Fungsi Sabhara, Fungsi  ini tugasnya preventif ditempat-tempat terbuka yang memerlukan kehadirannya, sehingga masyarakat merasa nyaman dari gangguan kamtibmas.   Pola penugasan fungsi ini bersifat mobile atau patroli dengan menggunakan kendaraan roda dua, roda empat, jalan kaki dan pengaturan arus lalu lintas, serta penjagaan dan pengawalan terhadap orang, barang, maupun tempat-tempat lain. Terlepas dari tugas rutin sabhara dalam mengantisipasi unjuk rasa yang berada diposisi terdepan setelah team negosiasi.    Dalam mengantisipasi unjuk rasa, sabhara tidak dilengkapi dengan peralatan apapun, hal tersebut dimaksudkan tidak memancing para pengunjuk rasa untuk mempersenjatai diri, terkecuali bila informasi intel masa akan membenturkan maka sabhara baru dilengkapi dengan tameng, tongkat dan helm.   Sabhara mempunyai kewenangan menindak para pengunjuk rasa yang melakukan pelanggaran dengan tipiring.

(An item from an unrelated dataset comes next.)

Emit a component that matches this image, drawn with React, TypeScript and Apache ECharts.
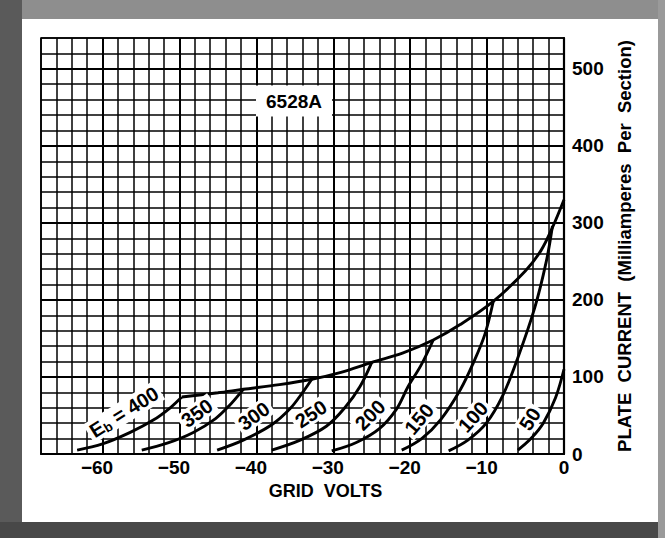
import React, { useEffect, useRef } from 'react';
import * as echarts from 'echarts';

// Grid-volt axis (V) and plate-current axis (mA)
const voltRange = [-68, 0];
const currentRange = [0, 540];
const majorVolts = [-60, -50, -40, -30, -20, -10];
const majorCurrents = [100, 200, 300, 400, 500];

// Transfer characteristics: [grid volts, plate current mA]
const eb400: [number, number][] = [[-63.3, 5], [-60, 13], [-56.4, 28], [-53.4, 44], [-51.2, 60], [-49.7, 74]];
const eb350: [number, number][] = [[-54.9, 5], [-51.6, 14], [-48.2, 28], [-45.3, 46], [-43.5, 63], [-41.7, 84]];
const eb300: [number, number][] = [[-45.1, 5], [-41.7, 18], [-38, 38], [-35.6, 59], [-33.9, 81], [-32.8, 97]];
const eb250: [number, number][] = [[-38, 5], [-34.3, 18], [-30.9, 36], [-28.5, 60], [-26.5, 88], [-25, 119]];
const eb200: [number, number][] = [[-30.2, 4], [-27, 15], [-24, 33], [-21.8, 58], [-20.3, 87], [-18.6, 115], [-17, 148]];
const eb150: [number, number][] = [[-21.1, 5], [-18.5, 20], [-16, 45], [-13.5, 83], [-11.8, 118], [-10.3, 155], [-9.2, 198]];
const eb100: [number, number][] = [[-15, 4], [-12.5, 18], [-10.1, 40], [-8, 75], [-6, 125], [-3.8, 190], [-2.3, 250], [-1.5, 296]];
const eb50: [number, number][] = [[-6, 5], [-4.3, 20], [-2.7, 40], [-1.1, 73], [0, 110]];
const envelope: [number, number][] = [
  [-49.7, 74], [-45, 79.5], [-41.7, 84], [-37, 90], [-32.8, 97], [-29, 106], [-25, 119],
  [-21, 131], [-17, 148], [-13.5, 168], [-9.2, 198], [-5, 238], [-3, 264], [-1.5, 294], [0, 330],
];
const curves = [eb400, eb350, eb300, eb250, eb200, eb150, eb100, eb50];

const FONT = '"Liberation Sans", Arial, Helvetica, sans-serif';

export default function App() {
  const ref = useRef<HTMLDivElement>(null);

  useEffect(() => {
    const chart = echarts.init(ref.current!, null, { renderer: 'svg' });

    const lineSeries = curves.map((d) => ({
      type: 'line',
      data: d,
      showSymbol: false,
      smooth: 0.35,
      lineStyle: { color: '#000', width: 2.9 },
      silent: true,
      z: 5,
    }));

    const curveLabel = (text: string, x: number, y: number, deg: number, rich?: any) => ({
      type: 'text',
      x,
      y,
      rotation: (deg * Math.PI) / 180,
      z: 100,
      style: {
        text,
        fill: '#000',
        font: `bold 20px ${FONT}`,
        align: 'center',
        verticalAlign: 'middle',
        backgroundColor: '#fff',
        padding: [0, 3],
        rich,
      },
    });

    const option: any = {
      animation: false,
      backgroundColor: '#fff',
      grid: {
        left: 41,
        right: 101,
        top: 38,
        bottom: 84,
        show: true,
        borderColor: '#000',
        borderWidth: 1.6,
        backgroundColor: '#fff',
      },
      xAxis: {
        type: 'value',
        min: voltRange[0],
        max: voltRange[1],
        interval: 2,
        position: 'bottom',
        axisLine: { show: true, onZero: false, lineStyle: { color: '#000', width: 2.2 } },
        axisTick: { show: false },
        splitLine: { show: true, lineStyle: { color: '#000', width: 1.5 } },
        axisLabel: {
          color: '#000',
          fontSize: 19,
          fontWeight: 'bold',
          fontFamily: FONT,
          margin: 4,
          formatter: (v: number) => {
            if (v % 10 !== 0) return '';
            if (v === 0) return '0';
            return `{m|\u2212}${Math.abs(v)}{p|}`;
          },
          rich: {
            m: { fontSize: 19, fontWeight: 'bold', fontFamily: FONT, color: '#000' },
            p: { width: 11 },
          },
        },
        name: 'GRID  VOLTS',
        nameLocation: 'middle',
        nameGap: 28,
        nameTextStyle: {
          color: '#000', fontSize: 18, fontWeight: 'bold', fontFamily: FONT, padding: [0, 0, 0, 46],
        },
      },
      yAxis: {
        type: 'value',
        min: currentRange[0],
        max: currentRange[1],
        interval: 20,
        position: 'right',
        axisLine: { show: true, lineStyle: { color: '#000', width: 2.2 } },
        axisTick: { show: false },
        splitLine: { show: true, lineStyle: { color: '#000', width: 1.5 } },
        axisLabel: {
          color: '#000',
          fontSize: 19,
          fontWeight: 'bold',
          fontFamily: FONT,
          margin: 8,
          formatter: (v: number) => (v % 100 === 0 ? String(v) : ''),
        },
        name: 'PLATE  CURRENT  (Milliamperes  Per  Section)',
        nameLocation: 'middle',
        nameRotate: 90,
        nameGap: 51,
        nameTextStyle: { color: '#000', fontSize: 18.5, fontWeight: 'bold', fontFamily: FONT },
      },
      series: [
        ...lineSeries,
        {
          type: 'line',
          data: envelope,
          showSymbol: false,
          smooth: 0.35,
          lineStyle: { color: '#000', width: 2.9 },
          silent: true,
          z: 5,
          markLine: {
            silent: true,
            symbol: ['none', 'none'],
            label: { show: false },
            lineStyle: { color: '#000', width: 2.0, type: 'solid' },
            z: 3,
            data: [
              ...majorVolts.map((v) => ({ xAxis: v })),
              ...majorCurrents.map((v) => ({ yAxis: v })),
            ],
          },
        },
      ],
      graphic: [
        // scanned page frame
        { type: 'rect', shape: { x: 0, y: 0, width: 665, height: 19 }, style: { fill: '#8e8e8e' }, z: 1 },
        { type: 'rect', shape: { x: 0, y: 0, width: 22, height: 538 }, style: { fill: '#5a5a5a' }, z: 1 },
        { type: 'rect', shape: { x: 0, y: 522, width: 665, height: 16 }, style: { fill: '#484848' }, z: 1 },
        { type: 'rect', shape: { x: 658, y: 0, width: 7, height: 538 }, style: { fill: '#9a9a9a' }, z: 1 },
        {
          type: 'text',
          x: 294,
          y: 101,
          z: 100,
          style: {
            text: '6528A',
            fill: '#000',
            font: `bold 19px ${FONT}`,
            align: 'center',
            verticalAlign: 'middle',
            backgroundColor: '#fff',
            padding: [6, 10],
          },
        },
        curveLabel('{e|E}{s|b}{e| = 400}', 124, 412, 32, {
          e: { fontSize: 20, fontWeight: 'bold', fontFamily: FONT, color: '#000', lineHeight: 22 },
          s: { fontSize: 13, fontWeight: 'bold', fontFamily: FONT, color: '#000', lineHeight: 22, verticalAlign: 'bottom', padding: [7, 0, 0, 0] },
        }),
        curveLabel('350', 197, 413, 36),
        curveLabel('300', 254, 416, 36),
        curveLabel('250', 311, 414, 34),
        curveLabel('200', 370, 415, 45),
        curveLabel('150', 419, 419, 50),
        curveLabel('100', 473, 417, 48),
        curveLabel('50', 530, 419, 57),
      ],
    };

    chart.setOption(option);
    return () => chart.dispose();
  }, []);

  return (
    <div
      ref={ref}
      style={{ position: 'fixed', left: 0, top: 0, width: 665, height: 538, background: '#fff' }}
    />
  );
}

Fungsi lalu lintas, Fungsi lalu lintas bertugas menciptakan keamanan dan kelancaran lalu lintas, memberikan pendidikan kepada masyarakat tentang berlalu lintas, rekayasa lalu lintas, registrasi dan identifikasi lalu lintas serta  pembinaan fungsi lalu lintas.  Apabila unjuk rasa mengarah kewilayah pusat keramaian, fungsi lalu lintas berkewajiban mengawal masa sesuai surat pemberitahuan kepada aparat kepolisian. Setelah tiba dilokasi yang dituju agar fungsi lalu lintas dapat tetap melancarkan arus lalu lintas, sehingga masyarakat pengguna jalan tidak terganggu.

Fungsi Bina Mitra, Fungsi Bina Mitra  merupakan fungsi yang bertugas pada tataran preemtif, dimana tugas-tugasnya diarahkan pada faktor korelatif kriminogen yang ada dalam kehidupan sosial. Binamitra diharapkan mampu membina, merubah pandangan warga masyarakat untuk turut serta menciptakan keamanan dan ketertiban, serta dapat membentuk setiap warga masyarakat mampu menjadi polisi bagi dirinya sendiri, keluarga maupun dilingkungannya.

Disamping fungsi operasional yang ada pada KOD, dukungan kekuatan juga diberikan dari  satuan atas dengan kendali langsung oleh Kapolres selaku pimpinan KOD.  Pasukan BKO (Brimob dan Pasukan Dalmas Polda Metro) perlu dipadukan dalam menciptakan keserasian, guna mengantisipasi unjuk rasa anrkhis yang mungkin terjadi.   Kekuatan yang di BKO kan pada Kapolres antara lain adalah Brimob (Brigade Mobil).

Brimob merupakan pasukan yang salah satu kualifikasinya adalah pengendalian huru hara (PHH). Pelibatan anggota Brimob dalam menghadapi unjuk rasa tergantung dari situasi yang berkembang dilapangan. Penggunaan satuan Brimob dalam menghadapi unjuk rasa dilakukan bila eskalasi jumlah dan tindakan massa terus meningkat dan mengarah pada tindakan anarkhis. 

Penggunaan perlengkapan PHH mulai dari tameng, tongkat, gas air mata, water canon, peluru hampa, peluru karet, peluru tajam dilakukan secara proporsional dan standar prosedur yang telah ditentukan dengan kendali yang ada pada kepala wilayah dalam hal ini Kapolres.   Pada kenyataannya pasukan yang di BKO kan kewilayah khususnya Brimob, kendali masih dipegang oleh Dansat Brimob Polda. Sehingga apabila pasukan akan digeser sesuai kerawanan tidak bisa langsung digeser, tetapi harus ijin dulu ke Dansat Brimob. Hal tersebut tidak efektif mengingat sasaran unjuk rasa di wilayah Jakarta Pusat ada beberapa titik yang kadangkala kejadiannya bisa bersamaan.